Data excerpt:

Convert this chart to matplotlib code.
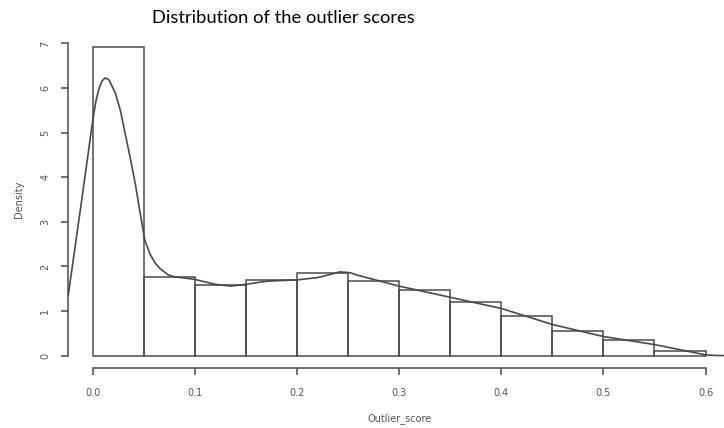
import matplotlib.pyplot as plt
import numpy as np

# histogram of outlier scores (bin width 0.05)
bin_left = [0.0, 0.05, 0.10, 0.15, 0.20, 0.25, 0.30, 0.35, 0.40, 0.45, 0.50, 0.55]
bin_height = [6.91, 1.76, 1.59, 1.69, 1.85, 1.68, 1.47, 1.21, 0.88, 0.55, 0.36, 0.10]

# kernel density curve
dens_x = [-0.024, -0.012, 0.0, 0.003, 0.006, 0.009, 0.0124, 0.016, 0.0222, 0.027, 0.032,
          0.037, 0.0418, 0.046, 0.051, 0.056, 0.061, 0.066, 0.074, 0.08,
          0.09, 0.10, 0.12, 0.135, 0.15, 0.17, 0.20, 0.22, 0.232, 0.242, 0.252, 0.26, 0.27,
          0.30, 0.35, 0.40, 0.45, 0.50, 0.55, 0.60, 0.61, 0.63]
dens_y = [1.36, 3.30, 5.28, 5.70, 5.98, 6.16, 6.23, 6.18, 5.88, 5.50, 4.95,
          4.40, 3.83, 3.25, 2.59, 2.28, 2.08, 1.95, 1.81, 1.77,
          1.74, 1.71, 1.60, 1.56, 1.60, 1.67, 1.70, 1.75, 1.82, 1.88, 1.86, 1.80, 1.74,
          1.56, 1.31, 1.06, 0.70, 0.43, 0.25, 0.02, 0.005, 0.0]

x_ticks = [0.0, 0.1, 0.2, 0.3, 0.4, 0.5, 0.6]
x_labels = ["0.0", "0.1", "0.2", "0.3", "0.4", "0.5", "0.6"]
y_ticks = [0, 1, 2, 3, 4, 5, 6, 7]

line_col = '#4a4a4a'
text_col = '#555555'

fig = plt.figure(figsize=(7.24, 4.28), dpi=100)
ax = fig.add_axes([0.0943, 0.1397, 0.914, 0.788])

ax.bar(bin_left, bin_height, width=0.05, align='edge', fill=False,
       edgecolor=line_col, linewidth=1.1)
ax.plot(dens_x, dens_y, color=line_col, linewidth=1.2, clip_on=True)

ax.set_xlim(-0.024, 0.624)
ax.set_ylim(-0.28, 7.28)

for s in ['top', 'right']:
    ax.spines[s].set_visible(False)
ax.spines['left'].set_bounds(0, 7)
ax.spines['bottom'].set_bounds(0, 0.6)
for s in ['left', 'bottom']:
    ax.spines[s].set_color(line_col)
    ax.spines[s].set_linewidth(1.1)

ax.set_xticks(x_ticks)
ax.set_xticklabels(x_labels)
ax.set_yticks(y_ticks)
ax.set_yticklabels([str(v) for v in y_ticks], rotation=90, va='center')
ax.tick_params(axis='both', direction='out', length=5, width=1.1, color=line_col,
               labelcolor=text_col, labelsize=7)
ax.tick_params(axis='x', pad=9)
ax.tick_params(axis='y', pad=8)

ax.set_xlabel('Outlier_score', fontsize=7, color=text_col, labelpad=11)
ax.set_ylabel('Density', fontsize=7, color=text_col, labelpad=12)

fig.text(152 / 724, 0.947, 'Distribution of the outlier scores', fontsize=13.2,
         family='Lato', color='black', va='baseline', ha='left')

fig.savefig('out.png', dpi=100)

What to produce: Find the lines above holding the word "matplotlib" and show them.

Result for this task:
Convert this chart to matplotlib code.
import matplotlib.pyplot as plt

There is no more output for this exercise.